• [What you have to do] Transcribe the whole listing below without changing a word, but leave out every image.

----- Dataset content -----

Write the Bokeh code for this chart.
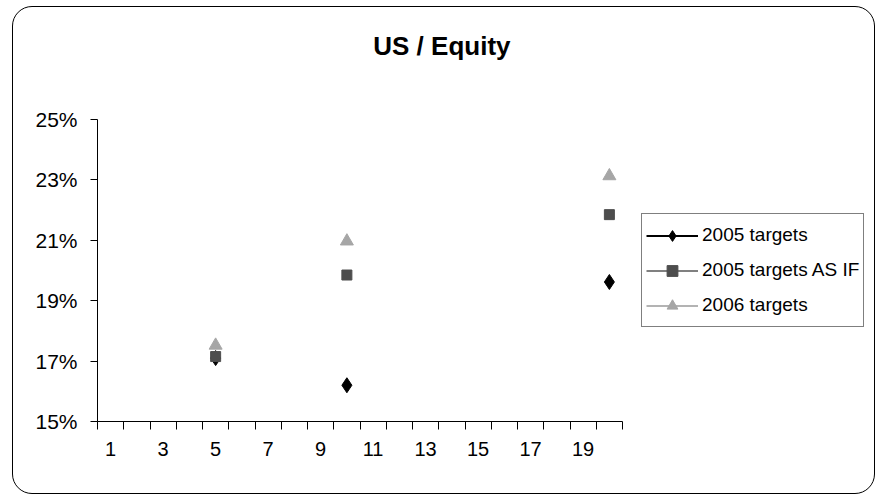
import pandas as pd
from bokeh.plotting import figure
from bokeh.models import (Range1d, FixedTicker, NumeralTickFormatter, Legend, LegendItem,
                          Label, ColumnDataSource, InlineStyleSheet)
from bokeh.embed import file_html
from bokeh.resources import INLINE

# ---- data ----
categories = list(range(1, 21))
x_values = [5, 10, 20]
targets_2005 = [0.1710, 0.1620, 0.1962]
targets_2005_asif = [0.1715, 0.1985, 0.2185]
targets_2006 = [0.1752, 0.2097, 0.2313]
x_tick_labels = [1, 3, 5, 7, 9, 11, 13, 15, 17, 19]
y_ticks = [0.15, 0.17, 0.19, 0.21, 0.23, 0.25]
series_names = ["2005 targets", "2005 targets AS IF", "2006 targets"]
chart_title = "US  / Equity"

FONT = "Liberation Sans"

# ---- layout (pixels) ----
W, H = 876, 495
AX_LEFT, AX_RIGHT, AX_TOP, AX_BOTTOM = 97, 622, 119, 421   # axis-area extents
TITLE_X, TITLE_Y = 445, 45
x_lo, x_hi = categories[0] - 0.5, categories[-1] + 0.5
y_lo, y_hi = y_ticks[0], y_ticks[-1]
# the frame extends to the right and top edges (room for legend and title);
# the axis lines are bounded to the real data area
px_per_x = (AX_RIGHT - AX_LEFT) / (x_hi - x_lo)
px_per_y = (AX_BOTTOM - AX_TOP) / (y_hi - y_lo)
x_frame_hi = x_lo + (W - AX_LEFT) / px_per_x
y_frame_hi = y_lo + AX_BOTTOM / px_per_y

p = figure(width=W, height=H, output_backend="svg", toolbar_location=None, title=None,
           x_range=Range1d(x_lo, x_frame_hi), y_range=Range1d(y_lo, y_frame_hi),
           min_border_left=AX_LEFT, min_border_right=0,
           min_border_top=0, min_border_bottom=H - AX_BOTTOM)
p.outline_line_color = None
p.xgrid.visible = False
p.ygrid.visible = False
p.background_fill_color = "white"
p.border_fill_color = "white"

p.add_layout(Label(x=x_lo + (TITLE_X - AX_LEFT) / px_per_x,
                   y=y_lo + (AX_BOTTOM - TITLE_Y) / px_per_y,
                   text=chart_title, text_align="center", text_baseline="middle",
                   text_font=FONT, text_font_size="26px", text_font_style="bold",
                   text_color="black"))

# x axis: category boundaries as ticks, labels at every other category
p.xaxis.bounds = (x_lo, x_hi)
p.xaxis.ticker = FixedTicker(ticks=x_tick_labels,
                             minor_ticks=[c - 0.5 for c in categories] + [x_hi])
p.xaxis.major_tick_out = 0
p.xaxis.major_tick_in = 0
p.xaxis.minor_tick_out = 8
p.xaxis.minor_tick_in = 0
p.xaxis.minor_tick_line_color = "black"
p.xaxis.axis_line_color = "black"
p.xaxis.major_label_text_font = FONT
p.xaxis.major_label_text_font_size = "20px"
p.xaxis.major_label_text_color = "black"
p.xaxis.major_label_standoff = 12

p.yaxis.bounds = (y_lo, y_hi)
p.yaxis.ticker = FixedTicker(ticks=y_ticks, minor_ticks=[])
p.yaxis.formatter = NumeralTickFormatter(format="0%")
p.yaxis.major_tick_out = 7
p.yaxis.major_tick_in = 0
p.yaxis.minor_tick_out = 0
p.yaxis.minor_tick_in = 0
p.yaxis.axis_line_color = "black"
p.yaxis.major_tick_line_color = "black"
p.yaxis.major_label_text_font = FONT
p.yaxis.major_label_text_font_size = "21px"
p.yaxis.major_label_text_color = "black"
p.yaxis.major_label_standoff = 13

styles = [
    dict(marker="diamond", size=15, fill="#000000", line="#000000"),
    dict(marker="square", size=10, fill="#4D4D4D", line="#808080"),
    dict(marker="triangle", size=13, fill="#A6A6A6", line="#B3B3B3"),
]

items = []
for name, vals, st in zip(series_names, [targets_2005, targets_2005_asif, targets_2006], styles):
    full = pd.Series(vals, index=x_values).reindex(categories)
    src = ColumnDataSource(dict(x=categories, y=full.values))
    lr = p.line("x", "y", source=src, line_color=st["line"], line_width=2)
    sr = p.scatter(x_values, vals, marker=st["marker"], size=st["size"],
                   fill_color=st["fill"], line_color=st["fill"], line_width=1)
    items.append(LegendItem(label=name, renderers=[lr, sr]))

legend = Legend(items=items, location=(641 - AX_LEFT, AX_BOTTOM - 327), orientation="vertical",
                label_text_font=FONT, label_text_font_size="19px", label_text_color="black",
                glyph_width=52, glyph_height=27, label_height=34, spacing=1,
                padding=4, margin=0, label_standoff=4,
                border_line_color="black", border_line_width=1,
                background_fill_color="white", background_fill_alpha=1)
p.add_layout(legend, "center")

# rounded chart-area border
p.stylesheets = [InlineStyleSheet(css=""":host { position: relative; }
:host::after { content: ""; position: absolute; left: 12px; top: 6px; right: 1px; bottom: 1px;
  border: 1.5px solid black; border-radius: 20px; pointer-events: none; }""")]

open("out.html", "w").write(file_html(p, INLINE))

-----

• [Written solution]
Write the Bokeh code for this chart.
import pandas as pd
from bokeh.plotting import figure
from bokeh.models import (Range1d, FixedTicker, NumeralTickFormatter, Legend, LegendItem,
                          Label, ColumnDataSource, InlineStyleSheet)
from bokeh.embed import file_html
from bokeh.resources import INLINE

# ---- data ----
categories = list(range(1, 21))
x_values = [5, 10, 20]
targets_2005 = [0.1710, 0.1620, 0.1962]
targets_2005_asif = [0.1715, 0.1985, 0.2185]
targets_2006 = [0.1752, 0.2097, 0.2313]
x_tick_labels = [1, 3, 5, 7, 9, 11, 13, 15, 17, 19]
y_ticks = [0.15, 0.17, 0.19, 0.21, 0.23, 0.25]
series_names = ["2005 targets", "2005 targets AS IF", "2006 targets"]
chart_title = "US  / Equity"

FONT = "Liberation Sans"

# ---- layout (pixels) ----
W, H = 876, 495
AX_LEFT, AX_RIGHT, AX_TOP, AX_BOTTOM = 97, 622, 119, 421   # axis-area extents
TITLE_X, TITLE_Y = 445, 45
x_lo, x_hi = categories[0] - 0.5, categories[-1] + 0.5
y_lo, y_hi = y_ticks[0], y_ticks[-1]
# the frame extends to the right and top edges (room for legend and title);
# the axis lines are bounded to the real data area
px_per_x = (AX_RIGHT - AX_LEFT) / (x_hi - x_lo)
px_per_y = (AX_BOTTOM - AX_TOP) / (y_hi - y_lo)
x_frame_hi = x_lo + (W - AX_LEFT) / px_per_x
y_frame_hi = y_lo + AX_BOTTOM / px_per_y

p = figure(width=W, height=H, output_backend="svg", toolbar_location=None, title=None,
           x_range=Range1d(x_lo, x_frame_hi), y_range=Range1d(y_lo, y_frame_hi),
           min_border_left=AX_LEFT, min_border_right=0,
           min_border_top=0, min_border_bottom=H - AX_BOTTOM)
p.outline_line_color = None
p.xgrid.visible = False
p.ygrid.visible = False
p.background_fill_color = "white"
p.border_fill_color = "white"

p.add_layout(Label(x=x_lo + (TITLE_X - AX_LEFT) / px_per_x,
                   y=y_lo + (AX_BOTTOM - TITLE_Y) / px_per_y,
                   text=chart_title, text_align="center", text_baseline="middle",
                   text_font=FONT, text_font_size="26px", text_font_style="bold",
                   text_color="black"))

# x axis: category boundaries as ticks, labels at every other category
p.xaxis.bounds = (x_lo, x_hi)
p.xaxis.ticker = FixedTicker(ticks=x_tick_labels,
                             minor_ticks=[c - 0.5 for c in categories] + [x_hi])
p.xaxis.major_tick_out = 0
p.xaxis.major_tick_in = 0
p.xaxis.minor_tick_out = 8
p.xaxis.minor_tick_in = 0
p.xaxis.minor_tick_line_color = "black"
p.xaxis.axis_line_color = "black"
p.xaxis.major_label_text_font = FONT
p.xaxis.major_label_text_font_size = "20px"
p.xaxis.major_label_text_color = "black"
p.xaxis.major_label_standoff = 12

p.yaxis.bounds = (y_lo, y_hi)
p.yaxis.ticker = FixedTicker(ticks=y_ticks, minor_ticks=[])
p.yaxis.formatter = NumeralTickFormatter(format="0%")
p.yaxis.major_tick_out = 7
p.yaxis.major_tick_in = 0
p.yaxis.minor_tick_out = 0
p.yaxis.minor_tick_in = 0
p.yaxis.axis_line_color = "black"
p.yaxis.major_tick_line_color = "black"
p.yaxis.major_label_text_font = FONT
p.yaxis.major_label_text_font_size = "21px"
p.yaxis.major_label_text_color = "black"
p.yaxis.major_label_standoff = 13

styles = [
    dict(marker="diamond", size=15, fill="#000000", line="#000000"),
    dict(marker="square", size=10, fill="#4D4D4D", line="#808080"),
    dict(marker="triangle", size=13, fill="#A6A6A6", line="#B3B3B3"),
]

items = []
for name, vals, st in zip(series_names, [targets_2005, targets_2005_asif, targets_2006], styles):
    full = pd.Series(vals, index=x_values).reindex(categories)
    src = ColumnDataSource(dict(x=categories, y=full.values))
    lr = p.line("x", "y", source=src, line_color=st["line"], line_width=2)
    sr = p.scatter(x_values, vals, marker=st["marker"], size=st["size"],
                   fill_color=st["fill"], line_color=st["fill"], line_width=1)
    items.append(LegendItem(label=name, renderers=[lr, sr]))

legend = Legend(items=items, location=(641 - AX_LEFT, AX_BOTTOM - 327), orientation="vertical",
                label_text_font=FONT, label_text_font_size="19px", label_text_color="black",
                glyph_width=52, glyph_height=27, label_height=34, spacing=1,
                padding=4, margin=0, label_standoff=4,
                border_line_color="black", border_line_width=1,
                background_fill_color="white", background_fill_alpha=1)
p.add_layout(legend, "center")

# rounded chart-area border
p.stylesheets = [InlineStyleSheet(css=""":host { position: relative; }
:host::after { content: ""; position: absolute; left: 12px; top: 6px; right: 1px; bottom: 1px;
  border: 1.5px solid black; border-radius: 20px; pointer-events: none; }""")]

open("out.html", "w").write(file_html(p, INLINE))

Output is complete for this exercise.